Martha Wayles Skelton Jefferson was born October 19, 1748 O.S. at The Forest, the plantation of her father John Wayles, and died at Monticello on September 6, 1782. She was married first to Bathurst Skelton in 1766; however, he died just two years later. When Jefferson began courting the young widow in December 1770 she was living again at The Forest with her young son, John. She married Thomas Jefferson on January 1, 1772.

There are no known portraits of Martha Wayles Jefferson and descriptions of her appearance are scant. In his Memoirs Monticello slave Isaac described Mrs. Jefferson as small and said the younger daughter, Mary, was pretty "like her mother". Granddaughter Ellen Randolph Coolidge voices the family's oral history by describing her grandmother as, ". . .a very attractive person. . .a graceful, ladylike and accomplished woman." As to her disposition, the Marquis de Chastellux described her as, "A gentle and amiable wife. . ." and her sister's husband, Robert Skipwith, assured Jefferson that she possessed, ". . .the greatest fund of good nature. . .that sprightliness and sensibility which promises to ensure you the greatest happiness mortals are capable of enjoying."

Martha Jefferson was apparently talented in music. A Hessian officer who visited Jefferson at Monticello in 1780 noted, "You will find in his house an elegant harpsicord piano forte and some violins. The latter he performs well upon himself, the former his lady touches very skillfully and who, is in all respects a very agreeable sensible and accomplished lady." During courtship Jefferson had ordered a German clavichord for Martha, then changed his order to a pianoforte, "worthy the acceptance of a lady for whom I intend it."

During her lifetime Martha Jefferson bore seven children. The son John born during her first marriage died at the age of three the summer before she married Jefferson. Of the six children born during her ten-year marriage with Jefferson, only two daughters, Martha and Mary, would live to adulthood. Two daughters and a son died as infants, and her last child Lucy Elizabeth would die at the age of two of whooping cough. Martha herself lived only four months after the birth of this last child.
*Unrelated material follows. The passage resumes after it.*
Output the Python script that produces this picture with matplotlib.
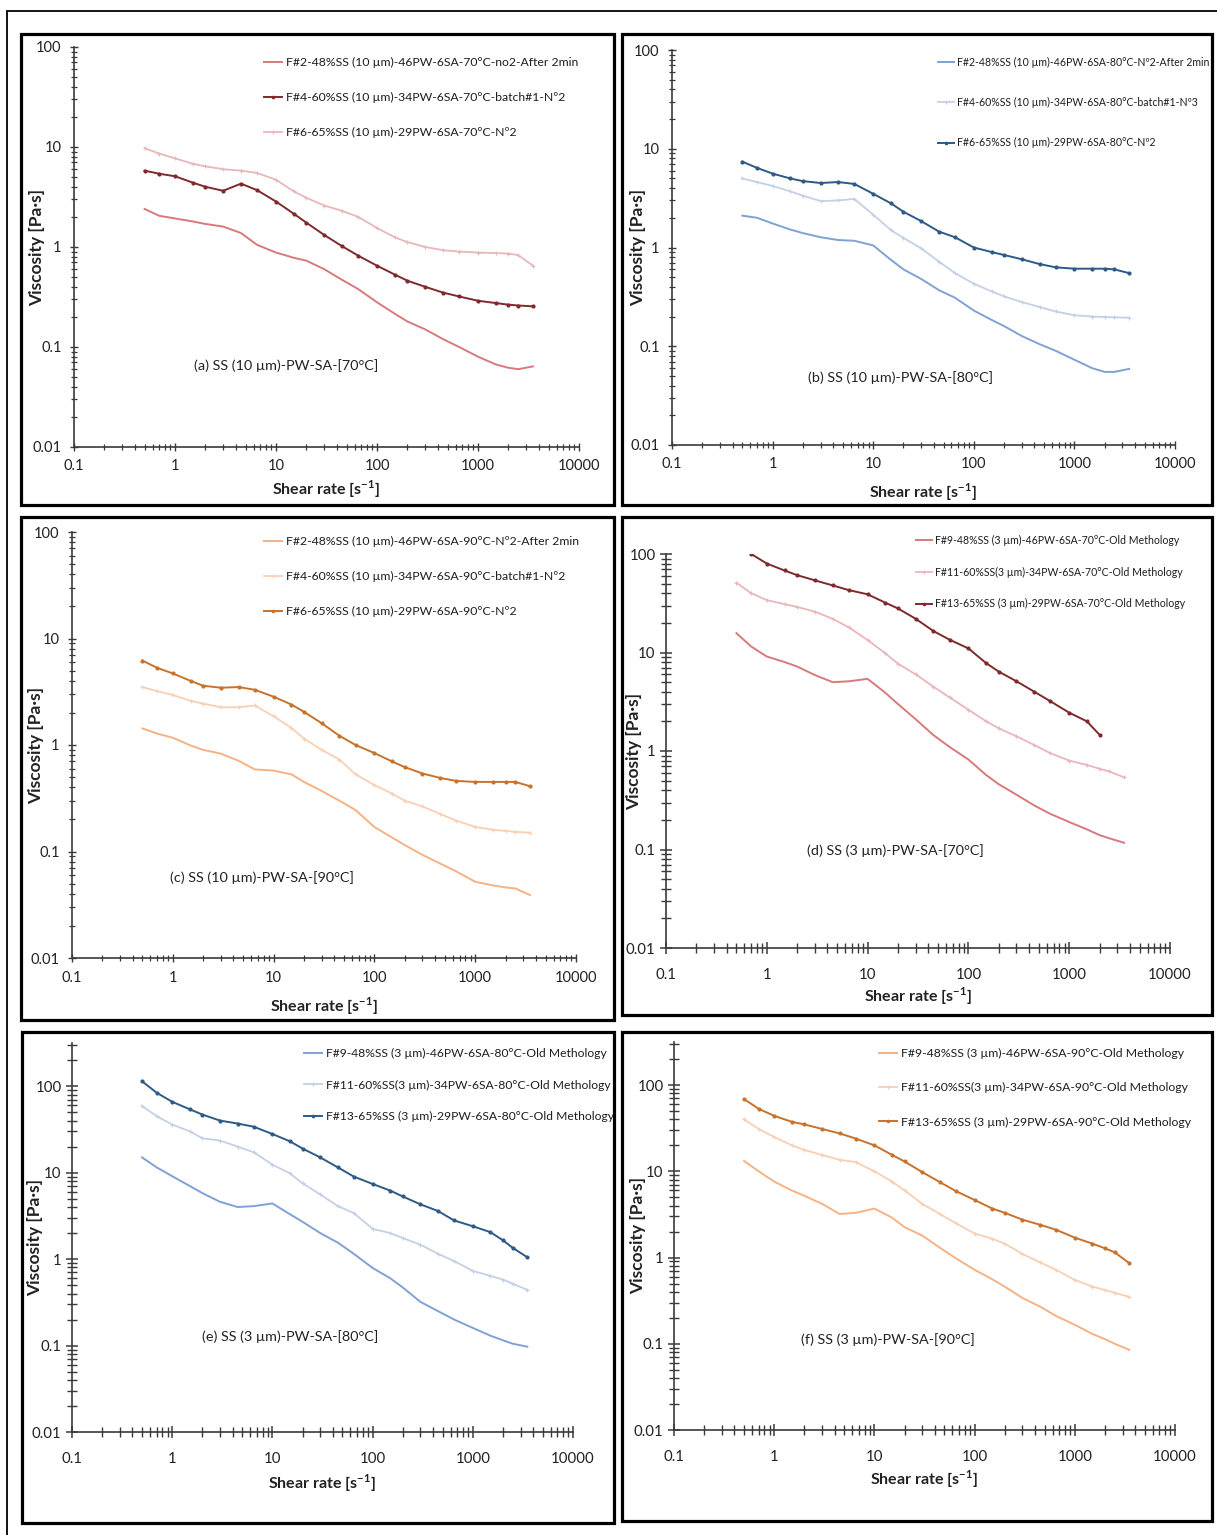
"""Viscosity vs shear rate curves, six panels (SS 10 um / 3 um at 70, 80, 90 C)"""
import numpy as np
import matplotlib
matplotlib.use('Agg')
import matplotlib.pyplot as plt
from matplotlib.patches import Rectangle
from matplotlib.ticker import LogLocator, FuncFormatter, NullFormatter

plt.rcParams['font.family'] = ['Lato', 'DejaVu Sans']
plt.rcParams['mathtext.fontset'] = 'custom'
plt.rcParams['mathtext.rm'] = 'Lato'
plt.rcParams['mathtext.bf'] = 'Lato:bold'

W, H = 1217, 1535
nan = np.nan

# shear rate [1/s], shared by all series
shear = [0.5, 0.7, 1, 1.5, 2, 3, 4.5, 6.5, 10, 15, 20, 30, 45, 65, 100, 150,
         200, 300, 450, 650, 1000, 1500, 2000, 2500, 3500]

# (a) 10 um, 70C
a_f2 = [2.4, 2.05, 1.93, 1.8, 1.7, 1.6, 1.38, 1.05, 0.88, 0.78, 0.73, 0.6, 0.47, 0.38, 0.28,
        0.215, 0.18, 0.15, 0.12, 0.1, 0.08, 0.067, 0.062, 0.06, 0.064]
a_f4 = [5.8, 5.4, 5.1, 4.4, 4.0, 3.65, 4.3, 3.7, 2.85, 2.15, 1.75, 1.32, 1.02, 0.82, 0.65,
        0.53, 0.46, 0.40, 0.35, 0.32, 0.29, 0.275, 0.265, 0.26, 0.255]
a_f6 = [9.7, 8.6, 7.7, 6.8, 6.4, 6.0, 5.8, 5.5, 4.7, 3.6, 3.1, 2.6, 2.3, 2.0, 1.55,
        1.25, 1.12, 1.0, 0.93, 0.9, 0.88, 0.87, 0.86, 0.83, 0.65]

# (b) 10 um, 80C
b_f2 = [2.1, 2.0, 1.75, 1.52, 1.4, 1.27, 1.19, 1.17, 1.05, 0.75, 0.6, 0.48, 0.37, 0.31, 0.23,
        0.185, 0.16, 0.127, 0.105, 0.09, 0.073, 0.06, 0.055, 0.055, 0.059]
b_f4 = [5.0, 4.6, 4.2, 3.7, 3.35, 2.95, 3.0, 3.1, 2.15, 1.5, 1.25, 0.98, 0.72, 0.55, 0.43,
        0.36, 0.32, 0.28, 0.25, 0.225, 0.206, 0.2, 0.198, 0.196, 0.195]
b_f6 = [7.4, 6.4, 5.6, 5.0, 4.7, 4.5, 4.6, 4.4, 3.5, 2.8, 2.3, 1.85, 1.45, 1.27, 1.0,
        0.9, 0.84, 0.76, 0.68, 0.63, 0.61, 0.61, 0.61, 0.6, 0.55]

# (c) 10 um, 90C
c_f2 = [1.43, 1.28, 1.17, 0.99, 0.9, 0.83, 0.71, 0.59, 0.575, 0.53, 0.45, 0.37, 0.3, 0.245, 0.17,
        0.135, 0.115, 0.093, 0.077, 0.065, 0.052, 0.048, 0.046, 0.045, 0.039]
c_f4 = [3.5, 3.2, 2.95, 2.6, 2.45, 2.26, 2.26, 2.35, 1.86, 1.45, 1.15, 0.9, 0.73, 0.53, 0.42,
        0.35, 0.3, 0.265, 0.225, 0.195, 0.17, 0.16, 0.156, 0.153, 0.15]
c_f6 = [6.2, 5.3, 4.7, 4.0, 3.6, 3.45, 3.5, 3.3, 2.84, 2.4, 2.05, 1.6, 1.22, 1.0, 0.84,
        0.7, 0.62, 0.54, 0.49, 0.46, 0.45, 0.45, 0.45, 0.45, 0.41]

# (d) 3 um, 70C
d_f9 = [15.7, 11.5, 9.1, 8.0, 7.2, 5.9, 5.0, 5.1, 5.4, 3.9, 3.0, 2.1, 1.45, 1.1, 0.82,
        0.57, 0.46, 0.36, 0.28, 0.23, 0.19, 0.16, 0.14, 0.13, 0.117]
d_f11 = [51, 40, 34, 31, 29, 26, 22, 18, 13.4, 9.8, 7.7, 6.0, 4.5, 3.5, 2.63,
         2.0, 1.7, 1.41, 1.15, 0.95, 0.8, 0.72, 0.66, 0.62, 0.54]
d_f13 = [nan, 100, 80, 68, 61, 54, 48, 43, 39, 32, 28, 22, 16.5, 13.5, 11,
         7.8, 6.4, 5.1, 4.0, 3.2, 2.45, 2.0, 1.46, nan, nan]

# (e) 3 um, 80C
e_f9 = [15, 11.5, 9.1, 7.0, 5.8, 4.6, 4.0, 4.1, 4.4, 3.3, 2.7, 2.0, 1.55, 1.15, 0.79,
        0.6, 0.47, 0.32, 0.25, 0.2, 0.16, 0.13, 0.115, 0.105, 0.097]
e_f11 = [59, 45, 36, 30, 25, 23.5, 20, 17.2, 12.4, 9.8, 7.5, 5.6, 4.1, 3.4, 2.24,
         2.0, 1.75, 1.47, 1.15, 0.95, 0.73, 0.64, 0.58, 0.52, 0.44]
e_f13 = [114, 84, 66, 54, 47, 40, 37, 34, 28, 23, 19, 15, 11.5, 9.0, 7.4,
         6.2, 5.3, 4.3, 3.6, 2.8, 2.4, 2.05, 1.65, 1.35, 1.05]

# (f) 3 um, 90C
f_f9 = [13.2, 10, 7.6, 6.0, 5.2, 4.2, 3.2, 3.3, 3.7, 2.9, 2.25, 1.8, 1.3, 0.98, 0.72,
        0.56, 0.46, 0.34, 0.27, 0.21, 0.166, 0.13, 0.113, 0.1, 0.085]
f_f11 = [40, 31, 25, 20, 17.7, 15.5, 13.6, 12.8, 10, 7.6, 6.0, 4.2, 3.2, 2.5, 1.9,
         1.65, 1.45, 1.1, 0.88, 0.72, 0.55, 0.46, 0.42, 0.39, 0.35]
f_f13 = [69, 53, 44, 37.5, 35, 31, 27.5, 24, 20, 15.5, 13, 9.8, 7.5, 5.9, 4.65,
         3.7, 3.3, 2.75, 2.4, 2.1, 1.7, 1.45, 1.28, 1.15, 0.86]

labels_a = ['F#2-48%SS (10 µm)-46PW-6SA-70°C-no2-After 2min',
            'F#4-60%SS (10 µm)-34PW-6SA-70°C-batch#1-Nº2',
            'F#6-65%SS (10 µm)-29PW-6SA-70°C-Nº2']
labels_b = ['F#2-48%SS (10 µm)-46PW-6SA-80°C-Nº2-After 2min',
            'F#4-60%SS (10 µm)-34PW-6SA-80°C-batch#1-Nº3',
            'F#6-65%SS (10 µm)-29PW-6SA-80°C-Nº2']
labels_c = ['F#2-48%SS (10 µm)-46PW-6SA-90°C-Nº2-After 2min',
            'F#4-60%SS (10 µm)-34PW-6SA-90°C-batch#1-Nº2',
            'F#6-65%SS (10 µm)-29PW-6SA-90°C-Nº2']
labels_d = ['F#9-48%SS (3 µm)-46PW-6SA-70°C-Old Methology',
            'F#11-60%SS(3 µm)-34PW-6SA-70°C-Old Methology',
            'F#13-65%SS (3 µm)-29PW-6SA-70°C-Old Methology']
labels_e = ['F#9-48%SS (3 µm)-46PW-6SA-80°C-Old Methology',
            'F#11-60%SS(3 µm)-34PW-6SA-80°C-Old Methology',
            'F#13-65%SS (3 µm)-29PW-6SA-80°C-Old Methology']
labels_f = ['F#9-48%SS (3 µm)-46PW-6SA-90°C-Old Methology',
            'F#11-60%SS(3 µm)-34PW-6SA-90°C-Old Methology',
            'F#13-65%SS (3 µm)-29PW-6SA-90°C-Old Methology']

titles = ['(a) SS (10 µm)-PW-SA-[70°C]', '(b) SS (10 µm)-PW-SA-[80°C]',
          '(c) SS (10 µm)-PW-SA-[90°C]', '(d) SS (3 µm)-PW-SA-[70°C]',
          '(e) SS (3 µm)-PW-SA-[80°C]', '(f) SS (3 µm)-PW-SA-[90°C]']

# colours per panel, in legend order
reds = ['#d8797b', '#7e2a2c', '#e9b6ba']
reds_d = ['#d8797b', '#e9b6ba', '#7e2a2c']
blues = ['#7fa2d4', '#c3d0e6', '#2d5a86']
oranges = ['#f6b184', '#f9cfb4', '#c8722c']

# layout in pixels: box (l, t, r, b), axes (l, t, r, b), ymax,
# legend (x, top, fontsize, spacing), title (x, y), ylabel x, xlabel y, big ticks
panels = [
    dict(data=[a_f2, a_f4, a_f6], labels=labels_a, colors=reds, marks=[None, 'o', '+'],
         box=(21, 34, 614, 505), ax=(74, 47, 579, 447), ymax=100,
         leg=(264, 57, 8.8, 1.95), title=(286, 366), ylab=37, xlab=489, big=False),
    dict(data=[b_f2, b_f4, b_f6], labels=labels_b, colors=blues, marks=[None, '+', 'o'],
         box=(622, 34, 1212, 505), ax=(672, 50, 1175, 445), ymax=100,
         leg=(938, 57, 7.6, 2.75), title=(900, 378), ylab=638, xlab=492, big=False),
    dict(data=[c_f2, c_f4, c_f6], labels=labels_c, colors=oranges, marks=[None, '+', 'o'],
         box=(21, 517, 614, 1020), ax=(72, 532, 576, 958), ymax=100,
         leg=(264, 536, 8.8, 1.95), title=(262, 878), ylab=36, xlab=1006, big=False),
    dict(data=[d_f9, d_f11, d_f13], labels=labels_d, colors=reds_d, marks=[None, '+', 'o'],
         box=(622, 517, 1212, 1015), ax=(666, 554, 1170, 948), ymax=100,
         leg=(916, 535, 7.6, 1.95), title=(895, 851), ylab=634, xlab=996, big=True),
    dict(data=[e_f9, e_f11, e_f13], labels=labels_e, colors=blues, marks=[None, '+', 'o'],
         box=(22, 1032, 614, 1523), ax=(72, 1043, 573, 1432), ymax=316,
         leg=(304, 1048, 8.7, 1.7), title=(290, 1337), ylab=35, xlab=1483, big=True),
    dict(data=[f_f9, f_f11, f_f13], labels=labels_f, colors=oranges, marks=[None, '+', 'o'],
         box=(622, 1032, 1212, 1521), ax=(674, 1042, 1175, 1430), ymax=316,
         leg=(879, 1048, 8.8, 1.9), title=(888, 1340), ylab=638, xlab=1479, big=True),
]


def frac_rect(l, t, r, b):
    return [l / W, 1 - b / H, (r - l) / W, (b - t) / H]


fig = plt.figure(figsize=(W / 100, H / 100), dpi=100)

# outer frame (only top and left edges fall inside the picture)
fig.patches.append(Rectangle((7 / W, 1 - 1600 / H), 1300 / W, (1600 - 11) / H,
                             transform=fig.transFigure, fill=False, lw=1.3, ec='black'))

fmt = FuncFormatter(lambda v, p: '%g' % v)

for i, p in enumerate(panels):
    l, t, r, b = p['box']
    fig.patches.append(Rectangle((l / W, 1 - b / H), (r - l) / W, (b - t) / H,
                                 transform=fig.transFigure, fill=False, lw=2.3, ec='black'))
    ax = fig.add_axes(frac_rect(*p['ax']))
    for ys, lab, col, mk in zip(p['data'], p['labels'], p['colors'], p['marks']):
        if mk == 'o':
            ax.plot(shear, ys, color=col, lw=1.4, marker='o', ms=2.0, label=lab)
        elif mk == '+':
            ax.plot(shear, ys, color=col, lw=1.3, marker='+', ms=3, mew=0.8, label=lab)
        else:
            ax.plot(shear, ys, color=col, lw=1.4, label=lab)
    ax.set_xscale('log')
    ax.set_yscale('log')
    ax.set_xlim(0.1, 10000)
    ax.set_ylim(0.01, p['ymax'])
    ax.xaxis.set_major_locator(LogLocator(base=10, numticks=10))
    ax.yaxis.set_major_locator(LogLocator(base=10, numticks=10))
    ax.xaxis.set_minor_locator(LogLocator(base=10, subs=np.arange(2, 10), numticks=20))
    ax.yaxis.set_minor_locator(LogLocator(base=10, subs=np.arange(2, 10), numticks=20))
    ax.xaxis.set_major_formatter(fmt)
    ax.yaxis.set_major_formatter(fmt)
    ax.xaxis.set_minor_formatter(NullFormatter())
    ax.yaxis.set_minor_formatter(NullFormatter())
    for s in ['top', 'right']:
        ax.spines[s].set_visible(False)
    for s in ['left', 'bottom']:
        ax.spines[s].set_color('#3a3a3a')
        ax.spines[s].set_linewidth(1.2)
    if p['big']:
        ax.tick_params(which='major', direction='inout', length=9, width=1.1, colors='#3a3a3a')
        ax.tick_params(which='minor', direction='inout', length=7, width=1.0, colors='#3a3a3a')
        ax.tick_params(which='both', labelcolor='#222222', labelsize=10.8)
        ax.tick_params(axis='y', pad=3)
        ax.tick_params(axis='x', pad=10)
    else:
        ax.tick_params(which='major', direction='inout', length=6, width=1.0, colors='#3a3a3a')
        ax.tick_params(which='minor', direction='inout', length=4, width=0.9, colors='#3a3a3a')
        ax.tick_params(which='both', labelcolor='#222222', labelsize=10.5, pad=6)
    ax.patch.set_alpha(0)

    lx, ly, fs, ls = p['leg']
    ax.legend(loc='upper left', bbox_to_anchor=(lx / W, 1 - ly / H),
              bbox_transform=fig.transFigure, frameon=False, fontsize=fs,
              handlelength=1.5, handletextpad=0.3, labelspacing=ls,
              borderaxespad=0, borderpad=0, markerscale=0.8, labelcolor='#1e1e1e')

    tx, ty = p['title']
    fig.text(tx / W, 1 - ty / H, titles[i], ha='center', va='center', fontsize=10.4, color='#222222')
    al, at, ar, ab = p['ax']
    fig.text(p['ylab'] / W, 1 - (at + ab) / 2 / H, 'Viscosity [Pa·s]', rotation=90,
             ha='center', va='center', fontsize=12.5, fontweight='bold', color='#222222')
    fig.text((al + ar) / 2 / W, 1 - p['xlab'] / H, r'Shear rate [s$^{\mathbf{-1}}$]',
             ha='center', va='center', fontsize=11.5, fontweight='bold', color='#222222')

fig.savefig('out.png', dpi=100)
The exact cause of Martha's death is not known, however a letter from Jefferson to the Marquis de Chastellux would indicate that she never recovered from this last birth. Lucy Elizabeth was born May 8 and Martha died the following September. In his letter Jefferson refers to ". . .the state of dreadful suspense in which I had been kept all the summer and the catastrophe which closed it." He goes on to say, "A single event wiped away all my plans and left me a blank which I had not the spirits to fill up." Jefferson buried his wife in the graveyard at Monticello, and as a part of her epitaph added lines in Greek from Homer's The Iliad. A modern translation reads:

Nay if even in the house of Hades the dead forget their dead, yet will I even there be mindful of my dear comrade.